- _Exercise prompt_
Transcribe exactly the lines from the one containing "Give me the matplotlib source for this chart." through the one containing "3270, 3270, 3260, 3240]", both included, and leave out any pictures.

++++++++++++++++++++

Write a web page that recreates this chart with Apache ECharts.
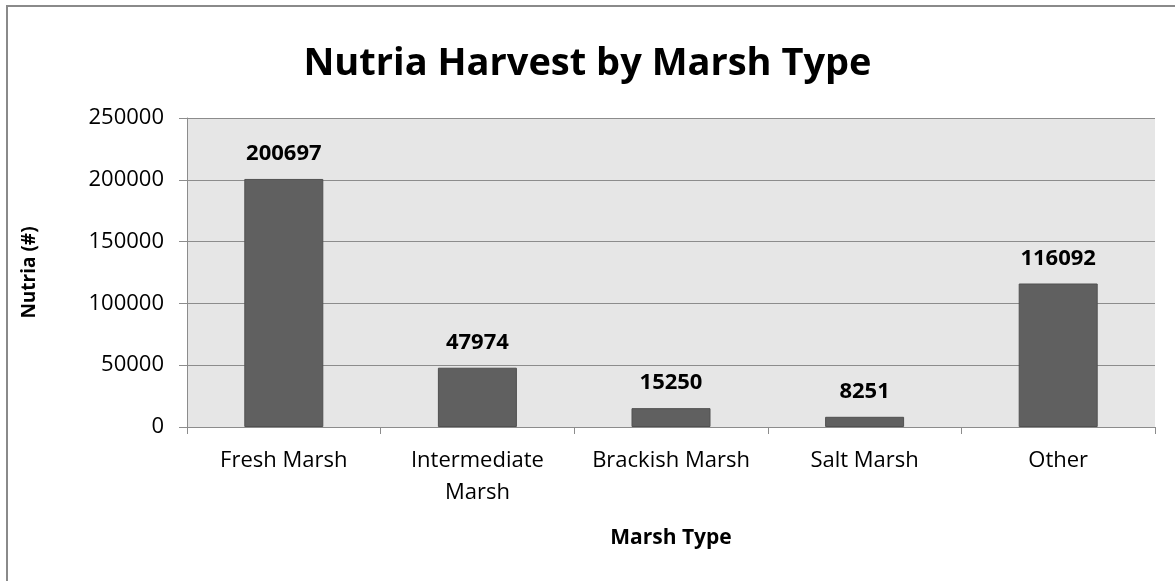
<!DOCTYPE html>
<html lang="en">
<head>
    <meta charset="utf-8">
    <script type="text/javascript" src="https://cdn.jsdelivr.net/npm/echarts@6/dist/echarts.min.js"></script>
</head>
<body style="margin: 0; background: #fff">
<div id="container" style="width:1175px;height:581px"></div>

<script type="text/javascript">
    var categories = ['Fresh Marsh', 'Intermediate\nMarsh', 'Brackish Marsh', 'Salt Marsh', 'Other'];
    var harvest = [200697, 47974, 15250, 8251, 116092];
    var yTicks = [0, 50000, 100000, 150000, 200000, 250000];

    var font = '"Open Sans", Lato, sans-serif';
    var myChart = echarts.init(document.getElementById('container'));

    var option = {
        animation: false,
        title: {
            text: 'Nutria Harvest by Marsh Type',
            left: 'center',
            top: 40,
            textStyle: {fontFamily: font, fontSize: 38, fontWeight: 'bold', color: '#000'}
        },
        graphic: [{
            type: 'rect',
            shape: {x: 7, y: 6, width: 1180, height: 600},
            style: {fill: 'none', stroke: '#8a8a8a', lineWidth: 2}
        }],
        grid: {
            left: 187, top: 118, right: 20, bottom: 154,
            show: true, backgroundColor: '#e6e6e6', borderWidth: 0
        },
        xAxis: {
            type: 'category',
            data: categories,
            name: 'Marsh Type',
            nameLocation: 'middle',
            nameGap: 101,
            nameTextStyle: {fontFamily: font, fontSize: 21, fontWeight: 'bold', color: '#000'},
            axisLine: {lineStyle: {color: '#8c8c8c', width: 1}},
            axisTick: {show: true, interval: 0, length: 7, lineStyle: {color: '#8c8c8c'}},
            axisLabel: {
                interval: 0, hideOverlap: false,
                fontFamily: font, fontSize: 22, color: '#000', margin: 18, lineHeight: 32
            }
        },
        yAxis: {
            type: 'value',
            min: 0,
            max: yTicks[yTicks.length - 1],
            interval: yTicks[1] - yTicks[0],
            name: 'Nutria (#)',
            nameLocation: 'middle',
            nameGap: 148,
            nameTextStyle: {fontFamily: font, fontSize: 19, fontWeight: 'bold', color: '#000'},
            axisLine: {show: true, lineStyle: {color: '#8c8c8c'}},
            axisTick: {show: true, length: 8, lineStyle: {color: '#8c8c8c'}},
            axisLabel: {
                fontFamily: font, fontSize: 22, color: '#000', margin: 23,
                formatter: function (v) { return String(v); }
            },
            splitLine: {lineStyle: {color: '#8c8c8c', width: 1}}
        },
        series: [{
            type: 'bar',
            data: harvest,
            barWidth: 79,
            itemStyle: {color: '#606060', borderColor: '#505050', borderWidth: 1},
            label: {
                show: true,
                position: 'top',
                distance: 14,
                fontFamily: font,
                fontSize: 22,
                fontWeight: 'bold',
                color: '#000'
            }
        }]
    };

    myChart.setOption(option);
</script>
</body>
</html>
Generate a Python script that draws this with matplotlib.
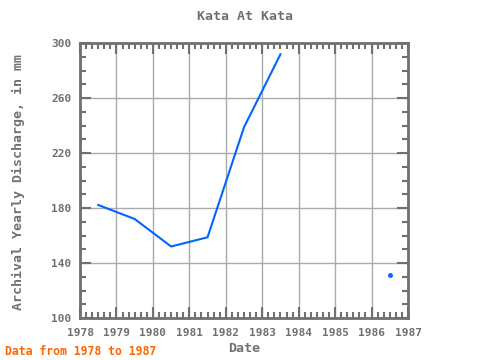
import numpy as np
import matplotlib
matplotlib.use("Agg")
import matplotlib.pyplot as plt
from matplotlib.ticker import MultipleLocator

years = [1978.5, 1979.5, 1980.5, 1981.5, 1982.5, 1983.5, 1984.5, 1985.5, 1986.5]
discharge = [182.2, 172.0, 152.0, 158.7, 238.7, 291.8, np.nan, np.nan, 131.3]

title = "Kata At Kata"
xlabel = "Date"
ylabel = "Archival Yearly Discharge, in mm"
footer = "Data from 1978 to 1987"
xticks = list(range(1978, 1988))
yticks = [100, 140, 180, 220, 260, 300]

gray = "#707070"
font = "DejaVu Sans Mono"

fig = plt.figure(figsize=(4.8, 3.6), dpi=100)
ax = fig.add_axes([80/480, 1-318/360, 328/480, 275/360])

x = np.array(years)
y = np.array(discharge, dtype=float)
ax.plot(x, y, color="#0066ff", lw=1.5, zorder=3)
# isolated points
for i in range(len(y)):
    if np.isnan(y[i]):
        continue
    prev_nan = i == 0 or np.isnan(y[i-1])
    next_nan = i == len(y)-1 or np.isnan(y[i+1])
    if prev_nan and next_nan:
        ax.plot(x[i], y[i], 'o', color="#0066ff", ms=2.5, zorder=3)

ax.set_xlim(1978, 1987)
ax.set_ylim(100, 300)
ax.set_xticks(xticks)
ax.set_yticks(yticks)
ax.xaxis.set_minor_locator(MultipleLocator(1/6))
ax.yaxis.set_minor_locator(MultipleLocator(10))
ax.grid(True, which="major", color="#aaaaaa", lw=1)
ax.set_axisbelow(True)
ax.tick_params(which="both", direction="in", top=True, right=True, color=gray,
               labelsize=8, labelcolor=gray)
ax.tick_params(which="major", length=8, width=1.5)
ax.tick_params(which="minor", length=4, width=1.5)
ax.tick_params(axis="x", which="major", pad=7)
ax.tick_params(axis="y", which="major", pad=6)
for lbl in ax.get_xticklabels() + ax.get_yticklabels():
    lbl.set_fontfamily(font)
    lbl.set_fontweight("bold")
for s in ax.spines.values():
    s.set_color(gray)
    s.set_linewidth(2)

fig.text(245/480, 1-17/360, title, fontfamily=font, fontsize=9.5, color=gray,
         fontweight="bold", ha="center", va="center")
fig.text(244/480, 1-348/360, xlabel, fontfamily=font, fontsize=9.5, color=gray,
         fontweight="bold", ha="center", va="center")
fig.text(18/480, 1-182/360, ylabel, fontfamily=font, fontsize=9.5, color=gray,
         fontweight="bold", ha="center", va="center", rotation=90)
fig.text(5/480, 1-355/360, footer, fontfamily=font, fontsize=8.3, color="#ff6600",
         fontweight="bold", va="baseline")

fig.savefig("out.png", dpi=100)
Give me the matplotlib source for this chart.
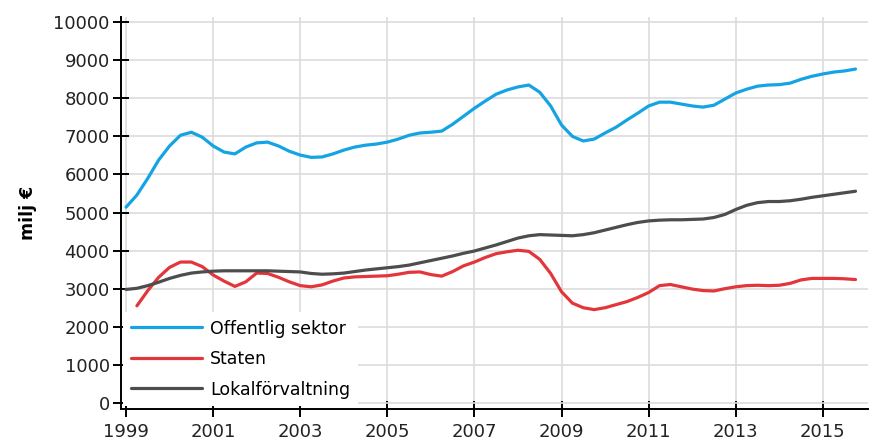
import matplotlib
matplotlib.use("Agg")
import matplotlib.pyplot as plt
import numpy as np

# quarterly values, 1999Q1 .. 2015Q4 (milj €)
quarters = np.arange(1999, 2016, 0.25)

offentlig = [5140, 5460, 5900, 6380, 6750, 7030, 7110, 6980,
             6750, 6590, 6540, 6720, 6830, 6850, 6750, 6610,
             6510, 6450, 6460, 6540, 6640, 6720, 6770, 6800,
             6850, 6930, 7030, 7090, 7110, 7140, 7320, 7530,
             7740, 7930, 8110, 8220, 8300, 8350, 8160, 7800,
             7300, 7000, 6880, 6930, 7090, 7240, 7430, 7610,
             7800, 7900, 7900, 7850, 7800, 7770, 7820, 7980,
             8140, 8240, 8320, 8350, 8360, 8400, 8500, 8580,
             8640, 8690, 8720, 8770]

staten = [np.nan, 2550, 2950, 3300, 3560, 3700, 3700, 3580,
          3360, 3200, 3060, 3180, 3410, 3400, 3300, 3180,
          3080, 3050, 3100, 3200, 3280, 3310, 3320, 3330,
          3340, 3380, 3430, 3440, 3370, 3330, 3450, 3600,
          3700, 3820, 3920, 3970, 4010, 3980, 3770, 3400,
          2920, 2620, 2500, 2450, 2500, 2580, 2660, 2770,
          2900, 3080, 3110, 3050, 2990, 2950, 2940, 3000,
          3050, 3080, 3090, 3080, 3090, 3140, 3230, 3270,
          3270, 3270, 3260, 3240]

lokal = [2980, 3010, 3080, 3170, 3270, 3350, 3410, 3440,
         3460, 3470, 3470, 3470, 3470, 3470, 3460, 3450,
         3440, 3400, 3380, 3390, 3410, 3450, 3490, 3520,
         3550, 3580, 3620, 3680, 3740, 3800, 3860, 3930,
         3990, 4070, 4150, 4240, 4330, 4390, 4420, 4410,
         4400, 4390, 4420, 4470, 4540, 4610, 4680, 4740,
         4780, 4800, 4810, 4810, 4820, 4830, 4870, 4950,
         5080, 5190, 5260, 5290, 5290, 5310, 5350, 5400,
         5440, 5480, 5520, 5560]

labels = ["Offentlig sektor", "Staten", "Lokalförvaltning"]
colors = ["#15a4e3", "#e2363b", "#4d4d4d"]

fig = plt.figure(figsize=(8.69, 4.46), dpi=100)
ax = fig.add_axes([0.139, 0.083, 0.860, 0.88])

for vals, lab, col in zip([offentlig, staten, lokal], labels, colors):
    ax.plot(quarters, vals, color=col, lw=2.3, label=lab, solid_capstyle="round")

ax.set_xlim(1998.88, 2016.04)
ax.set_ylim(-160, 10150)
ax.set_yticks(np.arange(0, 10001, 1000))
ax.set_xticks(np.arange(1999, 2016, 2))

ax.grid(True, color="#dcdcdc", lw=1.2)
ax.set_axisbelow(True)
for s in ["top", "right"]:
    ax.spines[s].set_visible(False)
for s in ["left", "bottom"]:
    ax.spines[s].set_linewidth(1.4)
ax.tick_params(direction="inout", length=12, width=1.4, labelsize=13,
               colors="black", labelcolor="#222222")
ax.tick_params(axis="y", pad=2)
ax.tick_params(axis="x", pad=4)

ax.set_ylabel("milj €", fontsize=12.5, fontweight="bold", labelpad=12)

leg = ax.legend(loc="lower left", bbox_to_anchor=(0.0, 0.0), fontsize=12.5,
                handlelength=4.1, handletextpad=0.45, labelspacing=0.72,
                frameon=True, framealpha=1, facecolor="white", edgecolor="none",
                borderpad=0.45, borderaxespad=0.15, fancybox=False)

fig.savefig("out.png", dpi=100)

++++++++++++++++++++

- _Solution to the problem_
Give me the matplotlib source for this chart.
import matplotlib
matplotlib.use("Agg")
import matplotlib.pyplot as plt
import numpy as np

# quarterly values, 1999Q1 .. 2015Q4 (milj €)
quarters = np.arange(1999, 2016, 0.25)

offentlig = [5140, 5460, 5900, 6380, 6750, 7030, 7110, 6980,
             6750, 6590, 6540, 6720, 6830, 6850, 6750, 6610,
             6510, 6450, 6460, 6540, 6640, 6720, 6770, 6800,
             6850, 6930, 7030, 7090, 7110, 7140, 7320, 7530,
             7740, 7930, 8110, 8220, 8300, 8350, 8160, 7800,
             7300, 7000, 6880, 6930, 7090, 7240, 7430, 7610,
             7800, 7900, 7900, 7850, 7800, 7770, 7820, 7980,
             8140, 8240, 8320, 8350, 8360, 8400, 8500, 8580,
             8640, 8690, 8720, 8770]

staten = [np.nan, 2550, 2950, 3300, 3560, 3700, 3700, 3580,
          3360, 3200, 3060, 3180, 3410, 3400, 3300, 3180,
          3080, 3050, 3100, 3200, 3280, 3310, 3320, 3330,
          3340, 3380, 3430, 3440, 3370, 3330, 3450, 3600,
          3700, 3820, 3920, 3970, 4010, 3980, 3770, 3400,
          2920, 2620, 2500, 2450, 2500, 2580, 2660, 2770,
          2900, 3080, 3110, 3050, 2990, 2950, 2940, 3000,
          3050, 3080, 3090, 3080, 3090, 3140, 3230, 3270,
          3270, 3270, 3260, 3240]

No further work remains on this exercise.